To Scott Muzenski, the large crack that weather and wear had caused in the driveway of a parking structure at the University of Wisconsin-Milwaukee (UWM) presented an opportunity to test his research.
Konstantin Sobolev (right) consults with doctoral student Scott Muzenski while the two look at a sample of a "smart" concrete composite they developed that has a service life of more than 120 years.
Muzenski, a civil engineering graduate student, had been working on a new kind of high-performance concrete created in the lab of associate professor Konstantin Sobolev. Their cement composite is a durable, water-resistant and malleable paving material with such a high level of “crack control” that the researchers estimate it has a service life of 120 years or more.
To compare, the average life span of concrete roads in Wisconsin falls in the 40-50-year range, with up to 10 percent of reinforced bridge decks needing replacement after 30 years.
In August, a crew of 25 students joined Muzenski in patching the driveway using the unique material. Then, in order to track whether the material was indeed holding up better than ordinary concrete, they gave the 4-by-15-foot slab the ability to monitor its own performance.
About an inch below the surface, the students embedded electrodes in this ‘smart’ concrete that are linked to a data acquisition system located behind an adjacent retaining wall. “This is going to tell us whether water is getting into the material and how deep it goes,” says Muzenski. “It also detects the presence of chloride ions within the material, and senses load and stress as vehicles pass over it.”
Later this year when the software is completed, the real-time data will be fed wirelessly to an online repository.
We’ll be able to observe the performance of concrete as it happens, in real time” says Sobolev.
The slab project will confirm two important features of this hybrid concrete, called a Superhydrophobic Engineered Cementitious Composite (SECC): its superior durability and its “smart” capability.
The science of cracks
The researchers point to two reasons they believe their SECC is a superior material. First, it contains compounds that make the material nearly waterproof.
As Sobolev squeezes an eyedropper of water over a small piece of the hybrid concrete, the liquid beads up on contact into almost perfect spheres that rush off the hard surface at the smallest tilt.
Normally, water pools on the surface of pavement and permeates through cracks. Add freezing and thawing cycles, and it’s no wonder that roadways are in need of frequent repair, says Sobolev.
Additives in the hybrid change the concrete on a molecular level when the pavement hardens, creating a spiky surface that, although microscopic, causes the water to bead and roll off.
The second innovation of this SECC allows the material to bend without breaking. Although some examples of a malleable concrete are currently commercially available, Sobolev’s lab has improved ductility with their composite. Super-strong unwoven polyvinyl alcohol fibers, each the width of a human hair, are mixed into and bond with the concrete. When cracks begin, the fibers keep them from becoming larger tears.

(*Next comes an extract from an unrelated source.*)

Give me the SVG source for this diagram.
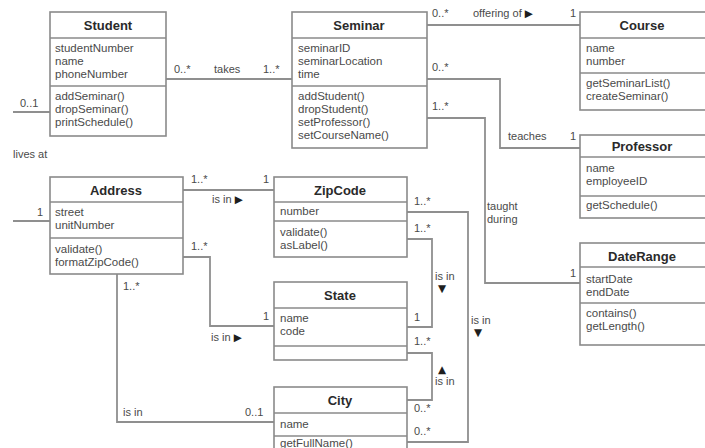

In fact, the aim of Sobolev’s material is not to minimize cracking. Instead, it’s designed to allow multiple micro-cracking, which distributes the load across many tiny cracks that are too small to let water penetrate.
Conventional reinforced concrete, in contrast, is relatively brittle, and cracks get progressively worse with the constant loading. When that happens, the entire stress is transferred to the reinforcing steel that bridges the crack.
“Our architecture allows the material to withstand four times the compression with 200 times the ductility of traditional concrete,” says Sobolev.
A targeted use
Since ductile concrete is more expensive than regular concrete, he sees its best application in specific places where deterioration begins, such as on bridge approach decks. That’s where concrete that is heavily reinforced meets regular asphalt. The joint, says Sobolev, cannot withstand the continuous loading.
“The bridge and the road aren’t designed to work together,” he says. “You need something between them that has the durability to handle the stress.”
He adds that the cost of his SECC is drastically offset by the reduction in labor costs for maintenance and early repairs.
The current construction on Milwaukee’s Hoan Bridge, for example, includes replacement of just such a bridge deck that will cost millions to make the bridge safe for another 50 years.
In addition to his high-performance concrete, Sobolev also sees a promising future for “smart” concrete, with uses beyond transportation. Remote monitoring at facilities such as nuclear power plants allows problems to be detected while limiting the risk of harm to employees.
The prototype of the SECC material was created in collaboration with Habib Tabatabai and Jian Zhao, associate professors of civil engineering, with funding from UWM’s Research Growth Initiative (RGI). Further support was provided by the National Center for Freight and Infrastructure Research & Education (CFIRE), and involved Michael Oliva and Tom Krupenkin of UW-Madison.